Ball of Light

Photo Essay

1 min read

Photograph: Joe McNally

This giant 10-meter-diameter aluminum sphere serves as the target chamber for the world's most energetic laser system, the National Ignition Facility (NIF) at Lawrence Livermore National Laboratory in California. When completed in 2008, at a cost of US $3.4 billion, NIF will be able to pump out about 2 million joules of ultraviolet energy at a shot, hitting a peak power of 500 trillion watts, though only for a few nanoseconds. Here, a worker measures an aperture through which a 10-20-kilojoule beam of laser light will eventually pass.

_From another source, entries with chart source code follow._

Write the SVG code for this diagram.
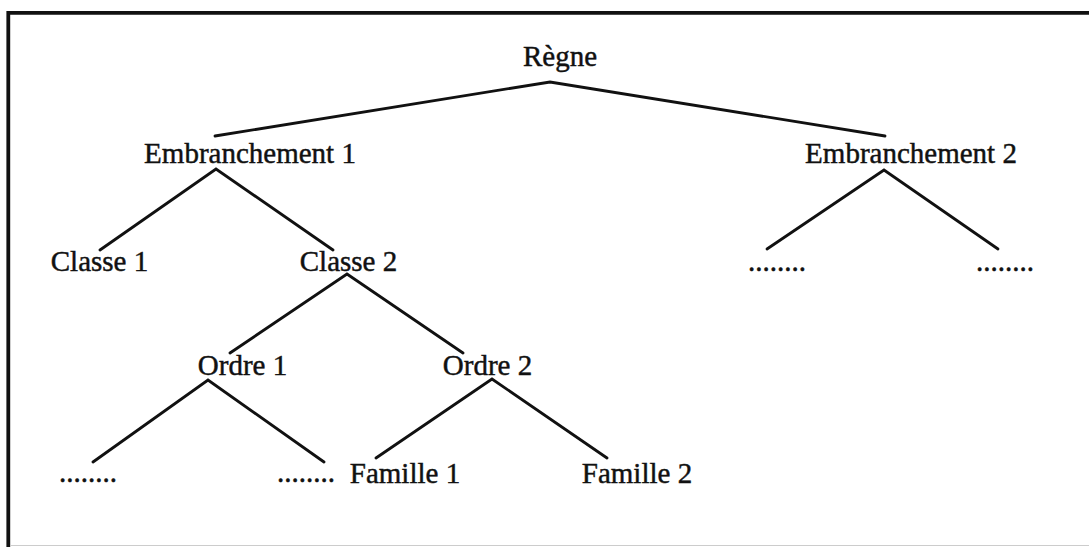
<svg xmlns="http://www.w3.org/2000/svg" width="1089" height="547" viewBox="0 0 1089 547">
<style>
text{font-family:"Liberation Serif","Times New Roman",serif;font-size:29px;fill:#111;stroke:#111;stroke-width:0.45px;}
.c{text-anchor:middle;}
.e{stroke:#111;stroke-width:2.8;fill:none;stroke-linecap:round;}
</style>
<rect width="1089" height="547" fill="#fff"/>
<g id="frame">
<path d="M1089 12.8 H8.3 V547" fill="none" stroke="#111" stroke-width="3.8"/>
<line x1="10" y1="545.5" x2="1089" y2="545.5" stroke="#ccc" stroke-width="1"/>
</g>
<g id="connectors">
<polyline class="e" points="215,136 550,82 885,136"/>
<polyline class="e" points="100,250 216,169 333,250"/>
<polyline class="e" points="767,249 884,170 998,249"/>
<polyline class="e" points="230,353 347,274 463,353"/>
<polyline class="e" points="93,462 208,380 324,462"/>
<polyline class="e" points="376,458 492,379 607,458"/>
</g>
<g id="regne"><text class="c" x="560" y="66">Règne</text></g>
<g id="embranchement1"><text class="c" x="250" y="163">Embranchement 1</text></g>
<g id="embranchement2"><text class="c" x="911" y="163">Embranchement 2</text></g>
<g id="classe1"><text class="c" x="99.5" y="271">Classe 1</text></g>
<g id="classe2"><text class="c" x="348.5" y="271">Classe 2</text></g>
<g id="e2-dots1"><text x="748" y="271">........</text></g>
<g id="e2-dots2"><text x="976" y="271">........</text></g>
<g id="ordre1"><text class="c" x="242.5" y="375">Ordre 1</text></g>
<g id="ordre2"><text class="c" x="487.5" y="375">Ordre 2</text></g>
<g id="o1-dots1"><text x="59" y="482">........</text></g>
<g id="o1-dots2"><text x="277" y="482">........</text></g>
<g id="famille1"><text class="c" x="405" y="483">Famille 1</text></g>
<g id="famille2"><text class="c" x="637" y="483">Famille 2</text></g>
</svg>
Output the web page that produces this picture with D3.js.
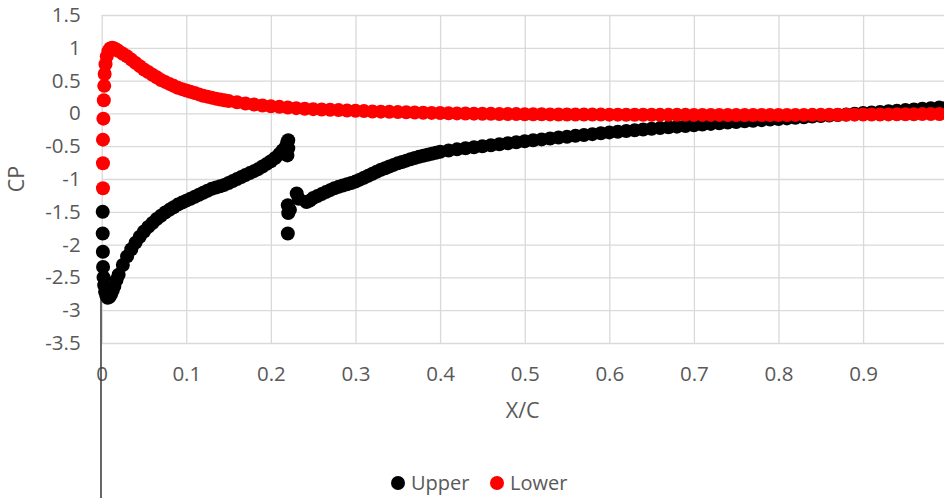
<!DOCTYPE html>
<html>
<head>
<meta charset="utf-8">
<script src="https://cdn.jsdelivr.net/npm/d3@7"></script>
<style>
  html, body { margin: 0; padding: 0; background: #fff; }
  svg { display: block; font-family: "Open Sans", "Noto Sans", sans-serif; }
</style>
</head>
<body>
<svg id="chart" width="944" height="498"></svg>
<script>
// Pressure coefficient along the chord: [x/c, Cp] for each surface
const upperPoints = [
  [0.0012,-1.50],[0.0012,-1.83],[0.0014,-2.11],[0.0016,-2.34],[0.0022,-2.50],[0.0030,-2.62],[0.0040,-2.72],[0.0055,-2.78],
  [0.0070,-2.81],[0.0090,-2.80],[0.011,-2.76],[0.013,-2.70],[0.015,-2.63],[0.0175,-2.54],[0.020,-2.46],[0.025,-2.31],
  [0.030,-2.18],[0.035,-2.07],[0.040,-1.97],[0.045,-1.88],[0.050,-1.80],[0.055,-1.73],[0.060,-1.67],[0.065,-1.61],
  [0.070,-1.56],[0.075,-1.51],[0.080,-1.47],[0.085,-1.43],[0.090,-1.39],[0.095,-1.36],[0.100,-1.33],[0.105,-1.30],
  [0.110,-1.27],[0.115,-1.24],[0.120,-1.21],[0.125,-1.18],[0.130,-1.15],[0.135,-1.13],[0.140,-1.11],[0.145,-1.09],
  [0.150,-1.06],[0.155,-1.03],[0.160,-1.00],[0.165,-0.97],[0.170,-0.94],[0.175,-0.91],[0.180,-0.88],[0.185,-0.85],
  [0.190,-0.81],[0.195,-0.77],[0.200,-0.73],[0.205,-0.68],[0.210,-0.62],[0.214,-0.56],[0.218,-0.50],[0.2195,-0.44],
  [0.2205,-0.41],[0.2205,-0.53],[0.2195,-0.64],
  [0.2200,-1.40],[0.2205,-1.52],[0.2200,-1.83],[0.2225,-1.47],[0.2305,-1.22],[0.2330,-1.30],[0.2420,-1.35],[0.2460,-1.33],
  [0.250,-1.29],[0.255,-1.26],[0.260,-1.23],[0.265,-1.20],[0.270,-1.17],[0.275,-1.14],[0.280,-1.12],[0.285,-1.10],
  [0.290,-1.08],[0.295,-1.06],[0.300,-1.04],[0.305,-1.01],[0.310,-0.98],[0.315,-0.95],[0.320,-0.92],[0.325,-0.89],
  [0.330,-0.86],[0.335,-0.835],[0.340,-0.81],[0.345,-0.785],[0.350,-0.76],[0.355,-0.74],[0.360,-0.72],[0.365,-0.70],
  [0.370,-0.68],[0.375,-0.66],[0.380,-0.645],[0.385,-0.63],[0.390,-0.615],[0.395,-0.60],[0.400,-0.585],[0.41,-0.565],
  [0.42,-0.548],[0.43,-0.531],[0.44,-0.515],[0.45,-0.50],[0.46,-0.485],[0.47,-0.47],[0.48,-0.455],[0.49,-0.44],
  [0.50,-0.425],[0.51,-0.41],[0.52,-0.396],[0.53,-0.382],[0.54,-0.368],[0.55,-0.355],[0.56,-0.342],[0.57,-0.329],
  [0.58,-0.316],[0.59,-0.303],[0.60,-0.29],[0.61,-0.279],[0.62,-0.268],[0.63,-0.257],[0.64,-0.246],[0.65,-0.235],
  [0.66,-0.224],[0.67,-0.213],[0.68,-0.202],[0.69,-0.191],[0.70,-0.18],[0.71,-0.17],[0.72,-0.16],[0.73,-0.15],
  [0.74,-0.14],[0.75,-0.13],[0.76,-0.121],[0.77,-0.112],[0.78,-0.103],[0.79,-0.094],[0.80,-0.085],[0.81,-0.076],
  [0.82,-0.067],[0.83,-0.058],[0.84,-0.049],[0.85,-0.04],[0.86,-0.032],[0.87,-0.024],[0.88,-0.015],[0.89,-0.005],
  [0.90,0.005],[0.91,0.014],[0.92,0.023],[0.93,0.032],[0.94,0.041],[0.95,0.05],[0.96,0.06],[0.97,0.07],
  [0.98,0.08],[0.99,0.09],[1.00,0.10]
];
const lowerPoints = [
  [0.0015,-1.14],[0.0015,-0.76],[0.0015,-0.40],[0.0020,-0.08],[0.0025,0.20],[0.0030,0.42],[0.0035,0.60],[0.0045,0.75],
  [0.006,0.87],[0.008,0.95],[0.010,0.99],[0.0125,1.00],[0.015,0.99],[0.0175,0.97],[0.020,0.95],[0.025,0.91],
  [0.030,0.87],[0.035,0.82],[0.040,0.77],[0.045,0.72],[0.050,0.67],[0.055,0.63],[0.060,0.59],[0.065,0.55],
  [0.070,0.51],[0.075,0.48],[0.080,0.45],[0.085,0.42],[0.090,0.39],[0.095,0.37],[0.100,0.35],[0.105,0.33],
  [0.110,0.31],[0.115,0.29],[0.120,0.27],[0.125,0.255],[0.130,0.24],[0.135,0.225],[0.140,0.21],[0.145,0.20],
  [0.150,0.19],[0.16,0.17],[0.17,0.15],[0.18,0.135],[0.19,0.12],[0.20,0.11],[0.21,0.10],[0.22,0.09],
  [0.23,0.08],[0.24,0.07],[0.25,0.065],[0.26,0.06],[0.27,0.055],[0.28,0.05],[0.29,0.045],[0.30,0.04],
  [0.31,0.035],[0.32,0.03],[0.33,0.027],[0.34,0.024],[0.35,0.02],[0.36,0.017],[0.37,0.014],[0.38,0.011],
  [0.39,0.008],[0.40,0.005],[0.41,0.002],[0.42,0.0],[0.43,-0.002],[0.44,-0.004],[0.45,-0.006],[0.46,-0.007],
  [0.47,-0.009],[0.48,-0.01],[0.49,-0.011],[0.50,-0.012],[0.51,-0.013],[0.52,-0.014],[0.53,-0.015],[0.54,-0.016],
  [0.55,-0.016],[0.56,-0.017],[0.57,-0.017],[0.58,-0.018],[0.59,-0.018],[0.60,-0.019],[0.61,-0.019],[0.62,-0.02],
  [0.63,-0.02],[0.64,-0.021],[0.65,-0.021],[0.66,-0.022],[0.67,-0.022],[0.68,-0.022],[0.69,-0.022],[0.70,-0.023],
  [0.71,-0.023],[0.72,-0.023],[0.73,-0.023],[0.74,-0.024],[0.75,-0.024],[0.76,-0.024],[0.77,-0.024],[0.78,-0.024],
  [0.79,-0.024],[0.80,-0.024],[0.81,-0.024],[0.82,-0.023],[0.83,-0.023],[0.84,-0.022],[0.85,-0.022],[0.86,-0.021],
  [0.87,-0.021],[0.88,-0.02],[0.89,-0.019],[0.90,-0.018],[0.91,-0.017],[0.92,-0.016],[0.93,-0.015],[0.94,-0.014],
  [0.95,-0.013],[0.96,-0.012],[0.97,-0.011],[0.98,-0.01],[0.99,-0.01],[1.00,-0.01]
];

const xTicks = [0,0.1,0.2,0.3,0.4,0.5,0.6,0.7,0.8,0.9,1];
const yTicks = [1.5,1,0.5,0,-0.5,-1,-1.5,-2,-2.5,-3,-3.5];
const seriesNames = ["Upper","Lower"];
const seriesColors = ["#000000","#ff0000"];

const svg = d3.select("#chart");
const W = 944, H = 498;
const plot = { left: 101.7, right: 947.7, top: 15, bottom: 343 };

const x = d3.scaleLinear().domain([0, 1]).range([plot.left, plot.right]);
const y = d3.scaleLinear().domain([-3.5, 1.5]).range([plot.bottom, plot.top]);

svg.append("rect").attr("width", W).attr("height", H).attr("fill", "#fff");

// gridlines
const gridColor = "#d9d9d9";
svg.append("g")
  .attr("transform", `translate(0,${plot.bottom})`)
  .call(d3.axisBottom(x).tickValues(xTicks).tickSize(-(plot.bottom - plot.top)).tickFormat(""))
  .call(g => g.select(".domain").remove())
  .call(g => g.selectAll("line").attr("stroke", gridColor).attr("stroke-width", 1.3));
svg.append("g")
  .attr("transform", `translate(${plot.left},0)`)
  .call(d3.axisLeft(y).tickValues(yTicks).tickSize(-(plot.right - plot.left)).tickFormat(""))
  .call(g => g.select(".domain").remove())
  .call(g => g.selectAll("line").attr("stroke", gridColor).attr("stroke-width", 1.3));

// tick labels
const labelColor = "#595959";
const tickFont = "20.5px";
svg.append("g")
  .attr("transform", `translate(${plot.left - 21},0)`)
  .call(d3.axisLeft(y).tickValues(yTicks).tickSize(0).tickPadding(0).tickFormat(d => String(d)))
  .call(g => g.select(".domain").remove())
  .call(g => g.selectAll("text").attr("fill", labelColor).style("font-size", tickFont).style("font-family", "'Open Sans', sans-serif"));
svg.append("g")
  .attr("transform", `translate(0,${plot.bottom + 23})`)
  .call(d3.axisBottom(x).tickValues(xTicks).tickSize(0).tickPadding(0).tickFormat(d => String(d)))
  .call(g => g.select(".domain").remove())
  .call(g => g.selectAll("text").attr("fill", labelColor).style("font-size", tickFont).style("font-family", "'Open Sans', sans-serif"));

// axis titles
svg.append("text")
  .attr("x", (plot.left + plot.right) / 2 - 2).attr("y", 418)
  .attr("text-anchor", "middle").attr("fill", labelColor)
  .style("font-size", "21.5px").text("X/C");
svg.append("text")
  .attr("transform", `translate(24,${(plot.top + plot.bottom) / 2}) rotate(-90)`)
  .attr("text-anchor", "middle").attr("fill", labelColor)
  .style("font-size", "21.5px").text("CP");

// vertical axis line at x = 0
svg.append("line")
  .attr("x1", x(0) - 0.7).attr("x2", x(0) - 0.7)
  .attr("y1", y(-2.5)).attr("y2", H)
  .attr("stroke", "#404040").attr("stroke-width", 1.6);

// markers
[upperPoints, lowerPoints].forEach((data, k) => {
  svg.append("g").selectAll("circle").data(data).join("circle")
    .attr("cx", d => x(d[0])).attr("cy", d => y(d[1])).attr("r", 7)
    .attr("fill", seriesColors[k]);
});

// legend
const legend = svg.append("g").attr("transform", "translate(398,483)");
const legendX = [0, 99];
seriesNames.forEach((name, i) => {
  const g = legend.append("g").attr("transform", `translate(${legendX[i]},0)`);
  g.append("circle").attr("r", 7).attr("fill", seriesColors[i]);
  g.append("text").attr("x", 13).attr("dy", "0.36em").attr("fill", labelColor)
    .style("font-size", "20px").text(name);
});
</script>
</body>
</html>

The target chamber is the endpoint where NIF's 192 laser beams converge. Each beam derives from a single nanojoule light pulse that is shaped, smoothed, filtered, and amplified a quadrillion times along its 300-meter path to the chamber. Last June, several weeks after the first four beam lines became operational, tests yielded a world record of 10.4 kJ of ultraviolet light in a single beam line.

One aim of NIF is to demonstrate self-sustaining fusion, using the laser beams to create a mass of X-rays to implode and ignite a BB-sized pellet of hydrogen fuel--hence the "ignition" in the name. It's also intended for basic research in astrophysics, materials science, and nuclear physics, and for simulating certain aspects of nuclear weapons explosions.